Arabic numerals, at least in the Western world, usually refers to Western Arabic numerals, 1234567890. However, Eastern Arabic numerals are still widely used in some parts of the world (and supported by Unicode, of course), with some glyphs looking confusingly similar to Western Arabic ones with a different meaning! So if you want to be pedantic, and a form asks for "arabic numerals" but doesn't do proper input validation, Unicode allows you to use either!
The Emoji come from various sources (dating back to Wingdings, old feature phones, and Japanese mobile carrier standards, which explains some Emoji that are very Japan-specific), and are strewn across multiple blocks and planes of the Unicode code space. Over time, they developed from simple, single codepoint emoji like the famous Pile of Poo into an incredibly complex standard, and some noteworhty examples are shown here.
Skin colors are represented by adding one of 5 skin color modifiers in specific places, which works both for simple emoji like the waving hand and composited emoji like the latter examples. Since these are modifiers, they do not require a Zero Width Joiner, unlike the next example. Not all emoji support skin color: Look at emoji-sequences.txt or emoji-test.txt in the latest release of the Emoji Data (see Unicode Consortium links above) to see which of them do.
As the set of Emoji has grown over time with newer versions of the Unicode standard, some logically similar Emoji are expressed in different ways. For example, some jobs like doctors are expressed with a MAN or WOMAN emoji, combined with a STAFF OF AESCULAPIUS symbol using a Zero Width Joiner. However, a dedicated emoji codepoint already existed for some jobs, so for those, the existing Unicode for the job is instead combined with a gender symbol to generate a gendered emoji. In general, these representations are somewhat backwards compatible: Software that isn't aware of the combination will render the glyphs for the individual characters, which doesn't look as nice, but is understandable.
Family emojis are similarly combined with Zero Width Joiners, and while skin colors are supported, some devices or programs will render these as four faces next to each other. Take a look how these render on different devices! Mobile devices tend to be better at handling the more advanced features of Unicode, especially when it comes to emojis.
To trigger this legacy behavior, a ridiculous overuse of various modifiers/components starting with the WOMAN WITH BUNNY EARS emoji (which has earned its own codepoint in Unicode!) exists as a separate example. It's technically correct, but... it's unlikely that a device maker will implement each specific combination of hair, skin and gender for this unique emoji.
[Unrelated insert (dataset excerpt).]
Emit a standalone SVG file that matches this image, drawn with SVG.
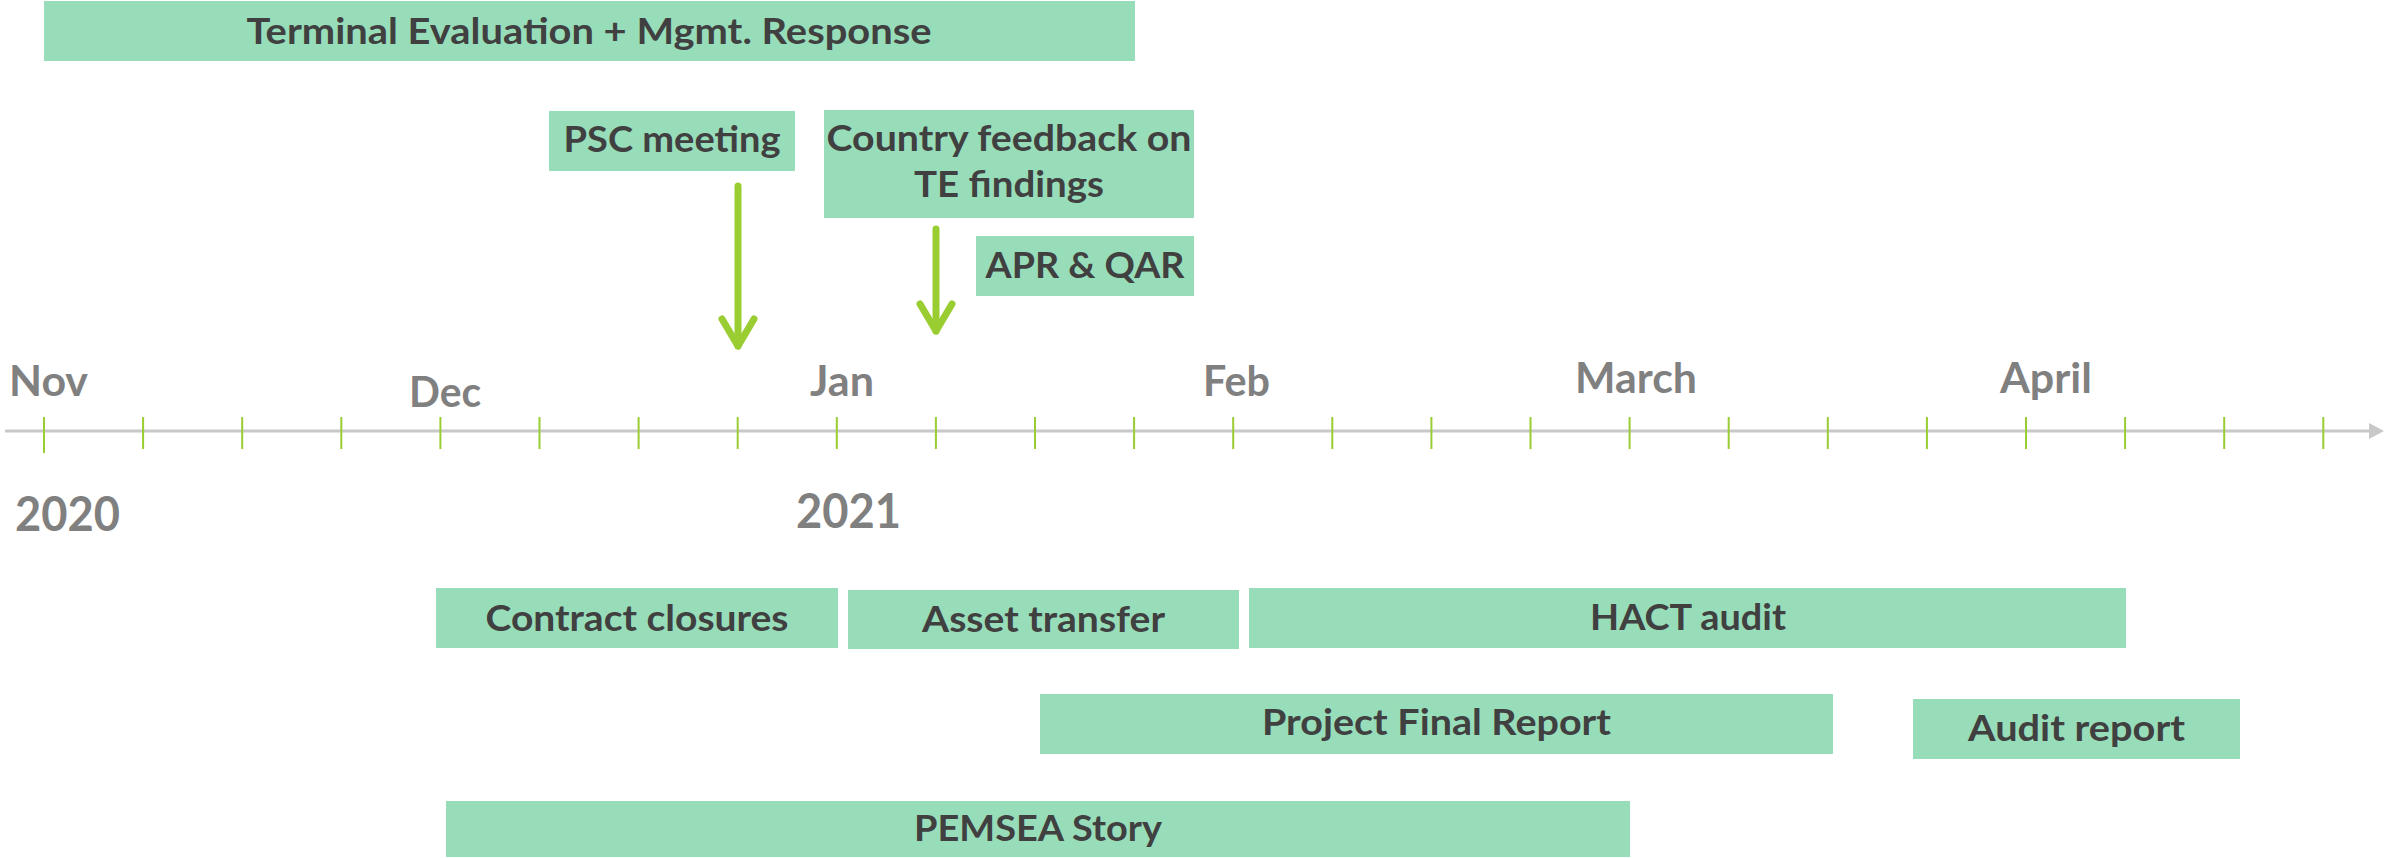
<svg xmlns="http://www.w3.org/2000/svg" width="2384" height="858" viewBox="0 0 2384 858">
<defs>
<style>
.box{fill:#98DDBA}
.lbl{font-family:Lato,"Liberation Sans",sans-serif;font-weight:bold;font-size:37px;fill:#404040;text-anchor:middle}
.mon{font-family:Lato,"Liberation Sans",sans-serif;font-weight:bold;font-size:42px;fill:#808080}
.yr{font-family:Lato,"Liberation Sans",sans-serif;font-weight:bold;font-size:48px;fill:#808080}
.tick{stroke:#9ACD32;stroke-width:2;fill:none}
.axis{stroke:#C8C8C8;stroke-width:3;fill:none}
.garrow{stroke:#9ACD32;stroke-width:7;stroke-linecap:round;fill:none}
</style>
<marker id="chev" markerUnits="userSpaceOnUse" markerWidth="40" markerHeight="40" viewBox="-34 -20 40 40" refX="0" refY="0" orient="auto" overflow="visible">
<path d="M-27 -16 L0 0 L-27 16" fill="none" stroke="#9ACD32" stroke-width="7" stroke-linecap="round" stroke-linejoin="round"/>
</marker>
<marker id="tri" markerUnits="userSpaceOnUse" markerWidth="16" markerHeight="18" viewBox="0 -9 16 18" refX="0" refY="0" orient="auto" overflow="visible">
<path d="M0 -8 L15 0 L0 8 Z" fill="#C8C8C8"/>
</marker>
</defs>

<g id="timeline">
<line class="axis" x1="5" y1="431" x2="2369" y2="431" marker-end="url(#tri)"/>
<path class="tick" d="M44 417V453 M143.1 417V449 M242.2 417V449 M341.3 417V449 M440.4 417V449 M539.5 417V449 M638.6 417V449 M737.7 417V449 M836.8 417V449 M935.9 417V449 M1035 417V449 M1134.1 417V449 M1233.2 417V449 M1332.3 417V449 M1431.4 417V449 M1530.5 417V449 M1629.6 417V449 M1728.7 417V449 M1827.8 417V449 M1926.9 417V449 M2026 417V449 M2125.1 417V449 M2224.2 417V449 M2323.3 417V449"/>
<text class="mon" x="9" y="396" textLength="79" lengthAdjust="spacingAndGlyphs">Nov</text>
<text class="mon" x="409" y="407" textLength="72" lengthAdjust="spacingAndGlyphs">Dec</text>
<text class="mon" x="810" y="396" textLength="64" lengthAdjust="spacingAndGlyphs">Jan</text>
<text class="mon" x="1203" y="396" textLength="67" lengthAdjust="spacingAndGlyphs">Feb</text>
<text class="mon" x="1575" y="393" textLength="122" lengthAdjust="spacingAndGlyphs">March</text>
<text class="mon" x="2000" y="393" textLength="92" lengthAdjust="spacingAndGlyphs">April</text>
<text class="yr" x="15" y="531" textLength="105" lengthAdjust="spacingAndGlyphs">2020</text>
<text class="yr" x="796" y="528" textLength="105" lengthAdjust="spacingAndGlyphs">2021</text>
</g>

<g id="connectors">
<line class="garrow" x1="738" y1="186" x2="738" y2="346" marker-end="url(#chev)"/>
<line class="garrow" x1="936" y1="229" x2="936" y2="331" marker-end="url(#chev)"/>
</g>

<g id="terminal-evaluation">
<rect class="box" x="44" y="1" width="1091" height="60"/>
<text class="lbl" x="589" y="44" textLength="685" lengthAdjust="spacingAndGlyphs">Terminal Evaluation + Mgmt. Response</text>
</g>
<g id="psc-meeting">
<rect class="box" x="549" y="111" width="246" height="60"/>
<text class="lbl" x="672" y="152" textLength="217" lengthAdjust="spacingAndGlyphs">PSC meeting</text>
</g>
<g id="country-feedback">
<rect class="box" x="824" y="110" width="370" height="108"/>
<text class="lbl" x="1009" y="151" textLength="365" lengthAdjust="spacingAndGlyphs">Country feedback on</text>
<text class="lbl" x="1009" y="197" textLength="190" lengthAdjust="spacingAndGlyphs">TE findings</text>
</g>
<g id="apr-qar">
<rect class="box" x="976" y="236" width="218" height="60"/>
<text class="lbl" x="1085" y="278" textLength="199" lengthAdjust="spacingAndGlyphs">APR &amp; QAR</text>
</g>
<g id="contract-closures">
<rect class="box" x="436" y="588" width="402" height="60"/>
<text class="lbl" x="637" y="631" textLength="303" lengthAdjust="spacingAndGlyphs">Contract closures</text>
</g>
<g id="asset-transfer">
<rect class="box" x="848" y="590" width="391" height="59"/>
<text class="lbl" x="1043.5" y="632" textLength="243" lengthAdjust="spacingAndGlyphs">Asset transfer</text>
</g>
<g id="hact-audit">
<rect class="box" x="1249" y="588" width="877" height="60"/>
<text class="lbl" x="1688" y="630" textLength="196" lengthAdjust="spacingAndGlyphs">HACT audit</text>
</g>
<g id="project-final-report">
<rect class="box" x="1040" y="694" width="793" height="60"/>
<text class="lbl" x="1436.5" y="735" textLength="349" lengthAdjust="spacingAndGlyphs">Project Final Report</text>
</g>
<g id="audit-report">
<rect class="box" x="1913" y="699" width="327" height="60"/>
<text class="lbl" x="2076.5" y="741" textLength="217" lengthAdjust="spacingAndGlyphs">Audit report</text>
</g>
<g id="pemsea-story">
<rect class="box" x="446" y="801" width="1184" height="56"/>
<text class="lbl" x="1038" y="841" textLength="248" lengthAdjust="spacingAndGlyphs">PEMSEA Story</text>
</g>
</svg>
The Unicode consortium has released standards indicating which combinations should be commonly supported - look at emoji-zwj-sequences.txt or emoji-test.txt in the latest release of the Emoji Data (see Unicode Consortium links above) to see which of them do.
Flags are interesting, and again show how similar-looking concepts may be expressed very differently on a technical level in Unicode. For example, nation flags are expressed using regional indicator codepoints spelling out the country code, while the pirate and trans flag are combinations of a flag with a symbol (again maintaining backwards compatibility by causing old clients to render a human-understandable equivalent).
You may have noted that some emoji contain the Variation Selector: Some codepoints can be rendered either as a colored graphical emoji or a black and white, more text-like outline. This can (sometimes) be controlled with the variation selector. The default rendering depends on the codepoint and sometimes also on the software used. The example shows a smiley and a flag with a "render as text" variation selector, without a variation selector, and with a "rendder as emoji" variation selector. This is not the only use of the variation selectors, but explaining all of them is beyond this site - after all, there is a reason the Unicode standard is over 1000 pages.
In addition to regular emoji, there are various ASCII art style "drawings" like the shruggie or the Lenny face, now empowered with all the other characters made easily accessible through Unicode. Now you can see how those are built!
Bigger than expected
Zalgo is a particular form of abuse of combining diacritics. You can add an astonishing number of them to a single character, often causing it to overflow outside the arranged space, covering other text and creating an impression of dangerous corruption, and disrupt e.g. chat rooms. It's a lot less impressive once you know how it works, but if you work with user generated content, you should design your HTML and CSS so that content from one user cannot cover other user's content.
Ligatures are used to make text look nicer: For specific combination of letters (e.g fi), simply placing the standard letter forms next to each other doesn't look good, so special decorative combinations have been developed (if you wonder why you sometimes can't copy the letter f from a PDF file... that's why). Computer systems normally use these automatically, but it's also possible to specify them explicitly in Unicode. Ligatures can also get more complex and especially in Arabic, may represent important words or phrases, written in a calligraphic manner.
While we're talking about large glyphs: Certain glyphs are very... imposing, either by design (e.g. the Full Block "Block Element", actually meant for text-based graphics, which can be used to make it appear as if text was censored) or simply because that's what they look like in an ancient writing system, e.g. the cuneiform numerals. This shows that it is dangerous to make assumptions about character widths or line heights.